A second issue Hanson has been trying to get addressed were the signs at the entrances to hiking and bike paths completed last year by Pathways of Wolfeboro on land owned by the town and the Lakes Region Conservation Trust. The signs state, "No Motorized Vehicles," a blanket exclusion not allowed by ADA since it would ban use of electric powered wheelchairs as well as other powered mobility devices used by the handicapped.

In trying to get someone from Pathways of Wolfeboro to respond to this sign issue Hanson found that there is no such legal entity as "Pathways of Wolfeboro." Yet a check he wrote to Pathways was accepted by the Wentworth Economic Development Corp, which is acting as the group's fiscal agent. He warned that the town was liable for any issues that arose in connection with Pathways and cited the case of the outdoor skating rink in North Conway which may have to be closed due to liability and other issues.

He said that Pathways has done a lot of good but needs to address the sign issue.

Other issues

Later, at the end of the meeting, Hanson took advantage of the second Public Comment period at the Aug. 15 meeting to add three more ADA issues.

The first was Mast Landing, which Hanson said was overlooked in the original investigation. Despite having a handicap parking space, the landing is inaccessible to someone in a wheelchair van because the entrance way crosses the rail bed, which causes vehicles to bottom out.

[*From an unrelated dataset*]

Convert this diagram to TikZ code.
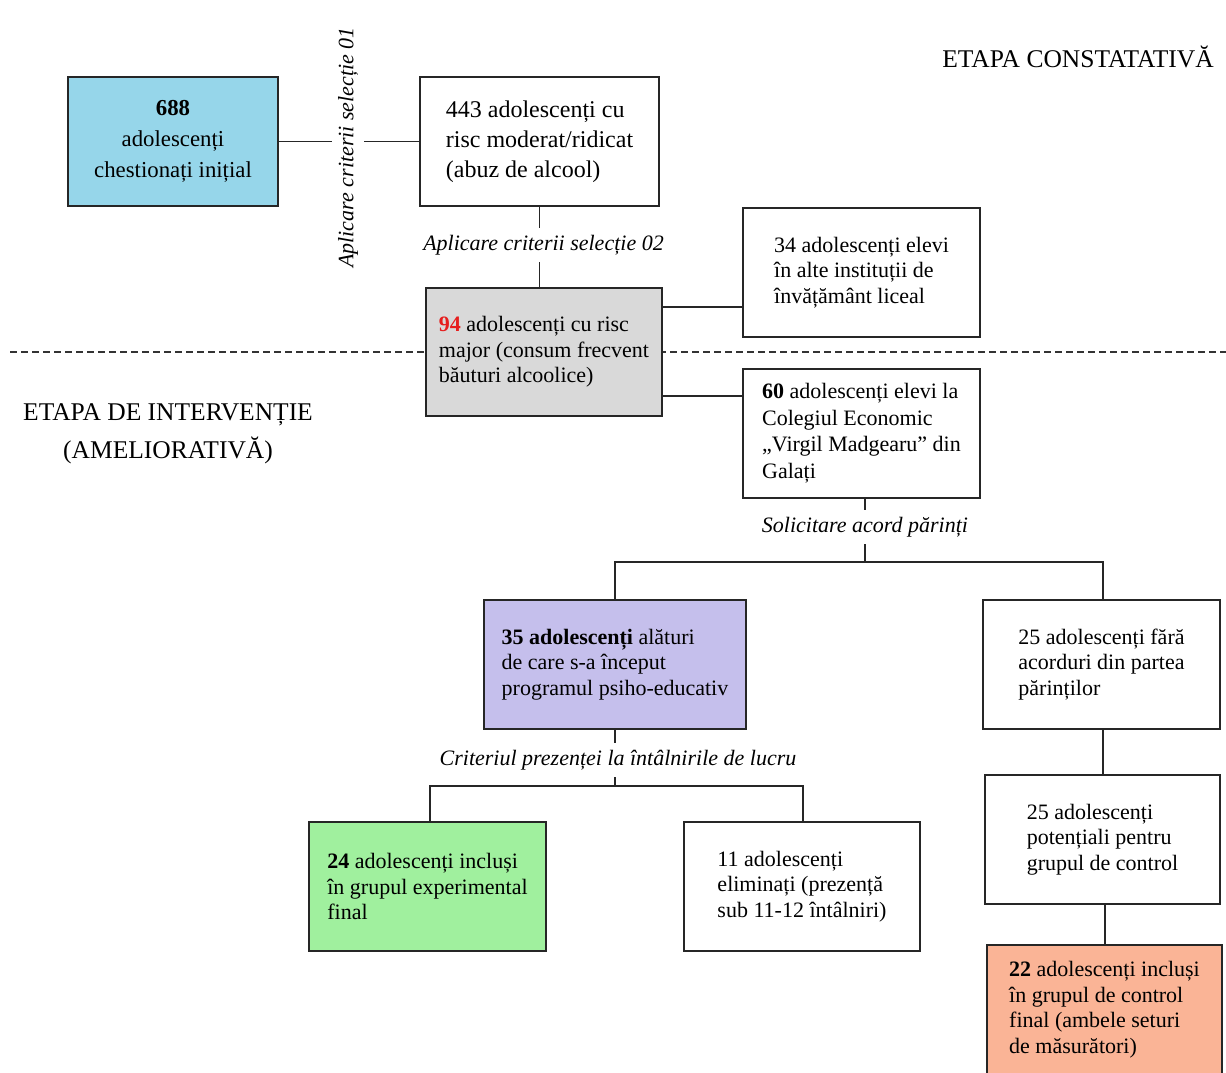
\documentclass[tikz,border=0pt]{standalone}
\usepackage{fontspec}
\setmainfont{Liberation Serif}
\usetikzlibrary{calc}
\definecolor{boxblue}{RGB}{150,214,234}
\definecolor{boxgray}{RGB}{217,217,217}
\definecolor{boxpurple}{RGB}{197,191,236}
\definecolor{boxgreen}{RGB}{160,240,158}
\definecolor{boxorange}{RGB}{250,180,150}
\definecolor{numred}{RGB}{230,30,30}
\begin{document}
\begin{tikzpicture}[x=1pt,y=-1pt,
  stagebox/.style={draw=black!85, line width=2pt, fill=white,
    minimum height=129pt, align=left, inner sep=0pt,
    font=\fontsize{22}{25.5}\selectfont},
  link/.style={draw=black!85, line width=1.8pt},
  crit/.style={fill=white, inner xsep=2pt, inner ysep=7pt,
    font=\fontsize{22}{26}\selectfont\itshape},
  stage/.style={font=\fontsize{25.5}{38}\selectfont, align=center}]
\useasboundingbox (0,0) rectangle (1226,1072);

% boundary between the two stages
\coordinate (dl) at (10,352);
\coordinate (dr) at (1226,352);
\draw[draw=black!80, line width=1.8pt, dash pattern=on 7pt off 4pt] (dl) -- (dr);

% stage titles
\node[stage] (etc) at (1078,57) {ETAPA CONSTATATIVĂ};
\node[stage] (eti) at (168,434) {ETAPA DE INTERVENȚIE\\(AMELIORATIVĂ)};

% boxes
\node[stagebox, fill=boxblue, minimum width=210pt, align=center,
  font=\fontsize{22.8}{31}\selectfont] (n688) at (173,141.5)
  {\textbf{688}\\adolescenți\\chestionați inițial};
\node[stagebox, minimum width=239pt, font=\fontsize{24}{30}\selectfont] (n443) at (539.5,141.5)
  {443 adolescenți cu\\risc moderat/ridicat\\(abuz de alcool)};
\node[stagebox, minimum width=237pt] (n34) at (861.5,272.5)
  {34 adolescenți elevi\\în alte instituții de\\învățământ liceal};
\node[stagebox, fill=boxgray, minimum width=236pt, minimum height=128pt] (n94) at (544,352)
  {\textcolor{numred}{\textbf{94}} adolescenți cu risc\\major (consum frecvent\\băuturi alcoolice)};
\node[stagebox, minimum width=237pt, font=\fontsize{22}{26.5}\selectfont] (n60) at (861.5,433)
  {\textbf{60} adolescenți elevi la\\Colegiul Economic\\„Virgil Madgearu” din\\Galați};
\node[stagebox, fill=boxpurple, minimum width=262pt] (n35) at (615,664.5)
  {\textbf{35 adolescenți} alături\\de care s-a început\\programul psiho-educativ};
\node[stagebox, minimum width=237pt] (n25a) at (1101.5,664.5)
  {25 adolescenți fără\\acorduri din partea\\părinților};
\node[stagebox, minimum width=235pt] (n25b) at (1102.5,839.5)
  {25 adolescenți\\potențiali pentru\\grupul de control};
\node[stagebox, fill=boxorange, minimum width=235pt] (n22) at (1104.5,1009.5)
  {\textbf{22} adolescenți incluși\\în grupul de control\\final (ambele seturi\\de măsurători)};
\node[stagebox, fill=boxgreen, minimum width=237pt] (n24) at (427.5,886.5)
  {\textbf{24} adolescenți incluși\\în grupul experimental\\final};
\node[stagebox, minimum width=236pt] (n11) at (802,886.5)
  {11 adolescenți\\eliminați (prezență\\sub 11-12 întâlniri)};

% connectors
\coordinate (jA) at (865,562);
\coordinate (jB) at (615,786);
\draw[link] (n688.east) -- (n443.west);
\draw[link] (n443.south) -- (n443.south |- n94.north);
\draw[link] ($(n94.north east)+(0,20)$) coordinate (a) -- (a -| n34.west);
\draw[link] ($(n60.north west)+(0,28.5)$) coordinate (b) -- (b -| n94.east);
\draw[link] (n60.south -| jA) -- (jA);
\draw[link] (n35.north) |- (jA) -| ($(n25a.north)+(1.5,0)$);
\draw[link] ($(n25a.south)+(1.5,0)$) -- ($(n25b.north)+(0.5,0)$);
\draw[link] ($(n25b.south)+(2.5,0)$) -- ($(n22.north)+(0.5,0)$);
\draw[link] (n35.south) -- (jB);
\draw[link] ($(n24.north)+(2.5,0)$) |- (jB) -| ($(n11.north)+(1,0)$);

% selection criteria
\node[crit, rotate=90, inner xsep=7pt, inner ysep=6pt] (sel01) at (348,147.5) {Aplicare criterii selecție 01};
\node[crit] (sel02) at (543.5,245) {Aplicare criterii selecție 02};
\node[crit] (sol) at (865,527) {Solicitare acord părinți};
\node[crit] (crt) at (618,760) {Criteriul prezenței la întâlnirile de lucru};
\end{tikzpicture}
\end{document}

The second issue concerned the new sidewalk on the Bradley's Hardware side of Railroad Avenue and Depot Square, which is too narrow to allow a wheelchair to pass due mainly to the front ends of parked vehicles intruding into the sidewalk. There is also no crosswalk from the curb cut at the end of the sidewalk to the railroad station. Hanson said he had pointed out these problems to Public Works Director Dave Ford but has yet to receive a reply.

At that point Selectman Dave Bowers pointed out the soon-to-be-opened Front Bay Park, which he said only one of seven designed for wheelchair access. "It will put Wolfeboro on the map," he said.

Hanson acknowledged that the park itself was beautiful but that there are no sidewalks on Bay Street (where the entrance is) and the sidewalks into town on Elm Street are very narrow.

Hanson's third issue was with how Bill Todesco, who has a town license to sell from a food cart by Spencer Hughes on Main Street, has set himself up in a way that blocks using the passenger-side door in the handicapped parking spot. Todesco also parks his truck in the adjacent handicapped spot and, while he has a disability placard, he leaves it there all day.

Town Manager Dave Owen responded to the last comment by saying that a disability placard exempts the holder from parking time limit.

Selectman Chair Linda Murray said the board would look into the issues raised.